Start of Data section

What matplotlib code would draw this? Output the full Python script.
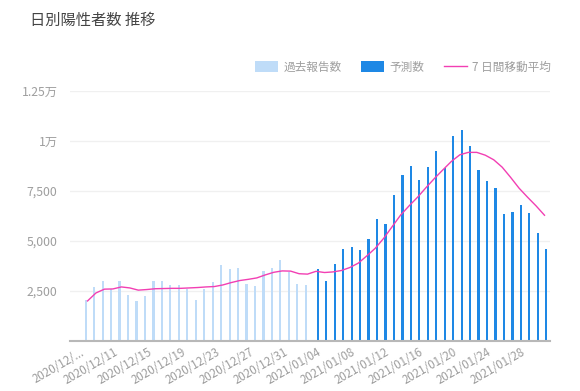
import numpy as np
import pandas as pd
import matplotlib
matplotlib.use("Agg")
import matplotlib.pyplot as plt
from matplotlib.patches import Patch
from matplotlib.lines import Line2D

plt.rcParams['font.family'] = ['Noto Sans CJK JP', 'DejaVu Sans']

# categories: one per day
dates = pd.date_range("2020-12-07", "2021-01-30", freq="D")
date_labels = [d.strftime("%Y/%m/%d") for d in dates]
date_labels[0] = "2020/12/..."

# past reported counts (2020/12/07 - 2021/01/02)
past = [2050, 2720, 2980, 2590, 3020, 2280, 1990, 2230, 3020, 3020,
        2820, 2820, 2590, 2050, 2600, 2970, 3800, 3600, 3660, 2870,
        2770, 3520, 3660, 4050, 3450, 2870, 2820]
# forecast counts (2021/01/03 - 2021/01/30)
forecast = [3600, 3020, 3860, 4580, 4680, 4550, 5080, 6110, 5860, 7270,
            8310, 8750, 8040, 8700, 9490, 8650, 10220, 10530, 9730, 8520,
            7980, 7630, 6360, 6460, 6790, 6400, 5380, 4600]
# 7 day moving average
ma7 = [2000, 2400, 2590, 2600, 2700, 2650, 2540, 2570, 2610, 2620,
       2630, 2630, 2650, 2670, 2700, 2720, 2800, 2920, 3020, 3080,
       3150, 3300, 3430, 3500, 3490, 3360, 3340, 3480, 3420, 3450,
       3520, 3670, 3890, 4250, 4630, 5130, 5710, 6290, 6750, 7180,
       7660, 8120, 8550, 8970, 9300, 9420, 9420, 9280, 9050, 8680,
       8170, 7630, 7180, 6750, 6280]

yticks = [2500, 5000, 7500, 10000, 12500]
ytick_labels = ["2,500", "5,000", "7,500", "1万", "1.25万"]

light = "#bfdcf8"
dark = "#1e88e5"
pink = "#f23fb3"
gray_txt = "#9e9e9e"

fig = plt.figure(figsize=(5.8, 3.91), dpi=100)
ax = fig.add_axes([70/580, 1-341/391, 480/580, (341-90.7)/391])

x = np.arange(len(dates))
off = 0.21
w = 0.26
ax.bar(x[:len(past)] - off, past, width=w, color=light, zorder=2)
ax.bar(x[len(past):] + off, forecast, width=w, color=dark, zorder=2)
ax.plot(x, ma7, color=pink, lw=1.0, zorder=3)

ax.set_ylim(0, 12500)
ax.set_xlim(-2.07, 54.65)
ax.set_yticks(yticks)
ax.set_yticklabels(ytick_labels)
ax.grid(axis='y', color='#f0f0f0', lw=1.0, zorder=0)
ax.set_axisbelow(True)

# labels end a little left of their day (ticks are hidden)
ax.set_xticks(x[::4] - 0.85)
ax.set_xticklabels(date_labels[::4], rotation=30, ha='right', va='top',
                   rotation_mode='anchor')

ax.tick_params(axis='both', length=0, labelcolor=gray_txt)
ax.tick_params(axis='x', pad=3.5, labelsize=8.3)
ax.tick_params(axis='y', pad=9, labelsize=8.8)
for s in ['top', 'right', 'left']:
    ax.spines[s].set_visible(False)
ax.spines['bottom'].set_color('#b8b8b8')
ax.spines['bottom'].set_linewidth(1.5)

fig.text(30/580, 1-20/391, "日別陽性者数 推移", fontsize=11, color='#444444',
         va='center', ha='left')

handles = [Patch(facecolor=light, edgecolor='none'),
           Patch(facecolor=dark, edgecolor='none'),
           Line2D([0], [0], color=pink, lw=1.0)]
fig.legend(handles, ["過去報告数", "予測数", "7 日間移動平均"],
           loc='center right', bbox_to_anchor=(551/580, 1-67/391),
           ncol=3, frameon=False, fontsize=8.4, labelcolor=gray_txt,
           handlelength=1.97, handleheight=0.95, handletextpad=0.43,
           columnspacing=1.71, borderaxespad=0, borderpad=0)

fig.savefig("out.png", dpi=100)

End of Data section

Problem details: Every line above that contains the word "matplotlib" should be reported.

Task output:
What matplotlib code would draw this? Output the full Python script.
import matplotlib
matplotlib.use("Agg")
import matplotlib.pyplot as plt
from matplotlib.patches import Patch
from matplotlib.lines import Line2D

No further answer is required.